International Alpha Team. Second Quarter 2019
  2. All investment strategies have the potential for profit and loss, your or your clients’ capital may be at risk.

  3. Three years ago, in the run-up to the Brexit vote, a single soundbite seemed to sum up the mood of one side of the debate, and indeed of a much broader, international populism that rejected received wisdom on many things, from immigration to immunisation. Michael Gove, one of the leading Brexiteers, was repeatedly quoted as having said, “I think the people of this country have had enough of experts...”.
  4. Gove was derided by his opponents. How could anyone be so dismissive of expertise? As one of his Cabinet colleagues said,“If you wanted to build a bridge, you would talk to expert engineers to make sure it didn’t fall down.” Surely expertise was only becoming more important in our ever more complicated world? But Gove is one of the subtler, more intellectual Brexiteers and that perfect soundbite was created in part by the well-timed interruption of a skilled interviewer, for Gove had gone on to say that what he thought the UK had had enough of was experts, and particularly economists, “from organisations with acronyms saying that they know what is best and getting it consistently wrong.” In this, he was, probably consciously, echoing the work of political scientist Philip Tetlock, ironically perhaps, an expert on experts.

    Tetlock’s work lays out one of the most fundamental problems with experts: for all their knowledge, they can’t say anything very useful about the future in the areas of their expertise. For more than 20 years Tetlock ran a series of prediction tournaments, asking experts to make political and economic forecasts. On average, on most of the questions he asked, expert opinion did only a little better than guessing and actually did worse than simple algorithms that assumed the future would be no different than the present, or that the current rate of change would continue. The better-known an expert was, the less accurate their predictions. And the further out they were asked to look, the worse their performance became.

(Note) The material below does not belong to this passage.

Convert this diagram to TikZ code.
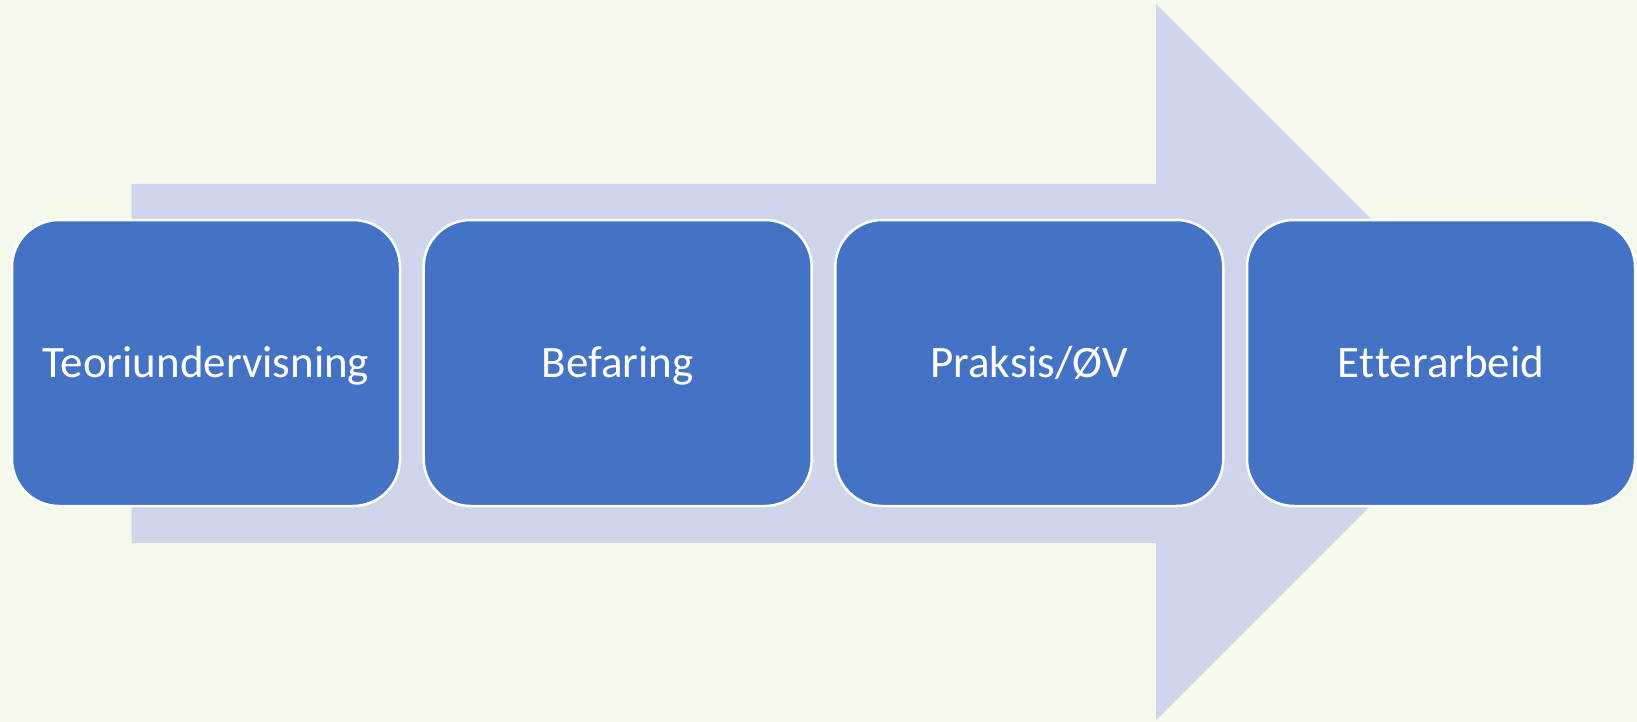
\documentclass[tikz,border=0pt]{standalone}
\usepackage{fontspec}
\setmainfont[RawFeature={-liga;-clig;-calt}]{Carlito}
\definecolor{bgcol}{HTML}{F5F9EC}
\definecolor{arrowcol}{HTML}{CFD5EA}
\definecolor{boxcol}{HTML}{4472C4}
\begin{document}
\begin{tikzpicture}[x=1pt, y=-1pt,
    stepbox/.style={rectangle, rounded corners=47pt, draw=white, line width=2.5pt,
      fill=boxcol, text=white, minimum width=388pt, minimum height=286pt,
      font=\fontsize{45}{54}\selectfont, text height=34pt, text depth=4.4pt}]
        % background and big arrow
        \fill[bgcol] (0,0) rectangle (1637,722);
        \useasboundingbox (0,0) rectangle (1637,722);
        \fill[arrowcol] (131.5,184) -- (1156,184) -- (1156,4) -- (1514,362)
            -- (1156,720) -- (1156,543) -- (131.5,543) -- cycle;
        % steps
        \node[stepbox] (teori) at (206,363) {Teoriundervisning};
        \node[stepbox] (befaring) at (617.7,363) {Befaring};
        \node[stepbox] (praksis) at (1029.3,363) {Praksis/ØV};
        \node[stepbox] (etter) at (1441,363) {Et\kern1pt terarbeid};
    \end{tikzpicture}
\end{document}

    Tetlock did, however, identify a subset of experts who performed a little better than both chance and the simple algorithms. He called them ‘foxes’. It wasn’t that the foxes knew any more than the others. It wasn’t that they had more qualifications or more experience. Rather, what marked them out was the way that they thought. For they were, in Tetlock’s words, “open-minded, careful, curious and – above all – self-critical”. Importantly, teams of foxes outperformed lone foxes. And by a good margin.


    © BEN STANSALL/AFP/Getty Images.

    The foxes were in a sense multi-disciplinary, taking knowledge and insight from other people and from other academic fields rather than doggedly insisting on the primacy of their individual judgement or the purity of their own discipline. They understood that while we need to create a structure of specialisms and academic disciplines to help us handle the complexity of the modern world and the ever-increasing flow of data it generates, the resulting silos, with their peculiar jargons, tribal jealousies and tunnel vision, need to be reconnected and reintegrated if we are to start to understand what is going on around us, let alone if we are to have any chance of glimpsing the broad shape of the future. Indeed, much of the most interesting and creative research, in both the hard and social sciences, comes when different disciplines overlap. 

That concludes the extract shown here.